You know the phrase, “you can lead a horse to water but you cannot make it drink”?
This metaphor came up recently with a doula colleague as we discussed the frustration that can often be felt by the fact that we are powerless to make our clients choose things for their birth that we know from experience will likely end up sabotaging their best intentions.
In this metaphor, our clients are the thirsty horses.
For instance, they may want a vaginal birth yet choose a hospital or care provider that significantly reduces their chances of being successful.
Or they may agree to a routine intervention that may conflict with their preferences rather than flexing their right to decline.
As a doula it can be challenging to reserve judgment despite our commitment to support our clients no matter what they choose, even if that choice makes them a “thirsty horse” led to water, from which for whatever reason they choose not to drink.

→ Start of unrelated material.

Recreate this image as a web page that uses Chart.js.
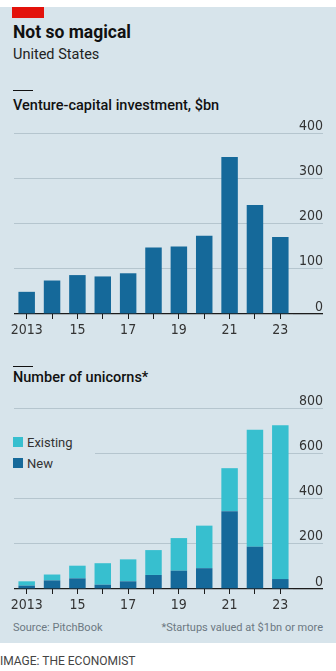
<!DOCTYPE html>
<html>
<head>
<meta charset="utf-8">
<script src="https://cdn.jsdelivr.net/npm/chart.js@4.4.0/dist/chart.umd.min.js"></script>
<style>
    body { margin: 0; width: 336px; height: 671px; background: #fff; position: relative; overflow: hidden; font-family: Roboto, sans-serif; }
    #panel { position: absolute; left: 0; top: 7px; width: 336px; height: 636px; background: #d7e4eb; }
    .abs { position: absolute; white-space: nowrap; line-height: 1; }
    #tag { left: 12px; top: 7px; width: 32px; height: 11px; background: #e3120b; }
    #title { left: 13px; top: 24px; font-size: 17.5px; font-weight: 700; color: #111; }
    #subtitle { left: 13px; top: 48px; font-size: 14.5px; color: #222; }
    .rule { left: 13px; width: 20px; height: 1px; background: #111; }
    .heading { left: 13px; font-size: 14.5px; font-weight: 500; color: #111; }
    #legend { left: 9px; top: 432px; width: 86px; height: 42px; background: #d7e4eb; }
    .key { position: absolute; left: 4px; width: 10px; height: 10px; }
    .keytext { position: absolute; left: 18px; font-size: 13px; color: #333; line-height: 1; }
    .note { font-size: 11px; color: #6c7882; top: 622px; }
    #credit { left: 0; top: 655px; font-size: 12px; color: #444; }
    canvas { position: absolute; left: 0; }
</style>
</head>
<body>
<div id="panel"></div>
<div id="tag" class="abs"></div>
<div id="title" class="abs">Not so magical</div>
<div id="subtitle" class="abs">United States</div>

<div class="abs rule" style="top:90px"></div>
<div class="abs heading" style="top:99px">Venture-capital investment, $bn</div>
<canvas id="vcChart" style="top:118px" width="336" height="225"></canvas>

<div class="abs rule" style="top:366px"></div>
<div class="abs heading" style="top:371px">Number of unicorns*</div>
<canvas id="unicornChart" style="top:393px" width="336" height="225"></canvas>
<div id="legend" class="abs"></div>

<div class="abs note" style="left:13px">Source: PitchBook</div>
<div class="abs note" style="right:13px">*Startups valued at $1bn or more</div>
<div id="credit" class="abs">IMAGE: THE ECONOMIST</div>

<script>
const years = ["2013", "2014", "2015", "2016", "2017", "2018", "2019", "2020", "2021", "2022", "2023"];
const yearLabels = ["2013", "", "15", "", "17", "", "19", "", "21", "", "23"];

// venture-capital investment, $bn
const vcInvestment = [49, 74, 86, 83, 90, 147, 149, 173, 347, 241, 170];

// unicorns: newly minted vs already existing
const newUnicorns = [15, 38, 47, 19, 34, 62, 81, 92, 344, 187, 44];
const existingUnicorns = [19, 26, 56, 95, 97, 110, 144, 188, 190, 517, 680];

const DARK_BLUE = "#15699a";
const LIGHT_BLUE = "#37bfcf";
const GRID = "#b5c5ce";
const AXIS = "#1c1c1c";
const TEXT = "#333333";
const LABEL_FONT = "'Liberation Sans Narrow', 'DejaVu Sans Condensed', Roboto, sans-serif";

function makeOptions(maxVal, step) {
    return {
        responsive: false,
        animation: false,
        layout: { padding: { left: 14, right: 13, top: 15, bottom: 0 } },
        plugins: { legend: { display: false }, tooltip: { enabled: false } },
        scales: {
            x: {
                stacked: true,
                border: { display: false },
                grid: {
                    offset: false,
                    drawOnChartArea: false,
                    drawTicks: true,
                    tickLength: 5,
                    tickColor: AXIS
                },
                ticks: {
                    autoSkip: false,
                    maxRotation: 0,
                    padding: 3,
                    color: TEXT,
                    font: { family: LABEL_FONT, size: 14 },
                    callback: (val, i) => yearLabels[i]
                },
                afterFit: scale => { scale.height = 29; }
            },
            y: {
                stacked: true,
                position: "right",
                min: 0,
                max: maxVal,
                border: { display: false },
                grid: {
                    color: ctx => (ctx.tick && ctx.tick.value === 0 ? AXIS : GRID),
                    lineWidth: ctx => (ctx.tick && ctx.tick.value === 0 ? 1.3 : 1),
                    drawTicks: true,
                    tickLength: 30
                },
                ticks: {
                    stepSize: step,
                    crossAlign: "far",
                    padding: 0,
                    labelOffset: -7,
                    color: TEXT,
                    font: { family: LABEL_FONT, size: 14 }
                },
                afterFit: scale => { scale.width = 30; }
            }
        }
    };
}

new Chart(document.getElementById("vcChart"), {
    type: "bar",
    data: {
        labels: years,
        datasets: [{
            label: "Venture-capital investment, $bn",
            data: vcInvestment,
            backgroundColor: DARK_BLUE,
            barPercentage: 0.65,
            categoryPercentage: 1
        }]
    },
    options: makeOptions(400, 100)
});

const unicornChart = new Chart(document.getElementById("unicornChart"), {
    type: "bar",
    data: {
        labels: years,
        datasets: [{
            label: "New",
            data: newUnicorns,
            backgroundColor: DARK_BLUE,
            barPercentage: 0.65,
            categoryPercentage: 1
        }, {
            label: "Existing",
            data: existingUnicorns,
            backgroundColor: LIGHT_BLUE,
            barPercentage: 0.65,
            categoryPercentage: 1
        }]
    },
    options: makeOptions(800, 200)
});

// legend lists Existing above New, as stacked
const legend = document.getElementById("legend");
unicornChart.data.datasets.slice().reverse().forEach((ds, i) => {
    const top = 5 + i * 21;
    legend.innerHTML +=
        `<div class="key" style="top:${top}px;background:${ds.backgroundColor}"></div>` +
        `<div class="keytext" style="top:${top - 1}px">${ds.label}</div>`;
});
</script>
</body>
</html>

Through our conversation though, I got to thinking about what it might be like to be that horse.
It goes back to the idea of simply imagining what it’s like to walk in another “horse’s” shoes.
What if that horse was taught its whole life that the only safe water to drink is water from a river, and now you’re showing them a lake and suddenly they’re not so sure if it’s safe to drink?
Or perhaps they were raised to believe it was only safe to drink water on the ground, but now you’re telling them it’s safe to drink from a natural spring or waterfall which may not feel like the right thing to do?
You don’t even need to be a doula for this to make sense.
We ALL have people in our lives who are thirsty horses!
People we love and care about, our parents, siblings, partners, friends, who we are powerless to “make drink”.
And it’s so easy to get frustrated and judge.
But what if we had enough compassion to imagine what it’s like for them instead of being so certain we know what’s right?
Even, or especially if we do!
I, for one, just used this awareness this morning with my husband to great effect!
Does this resonate for you?
As a birth worker or just a human being who sometimes judges before stepping into someone else’s shoes, I’d love to hear your thoughts.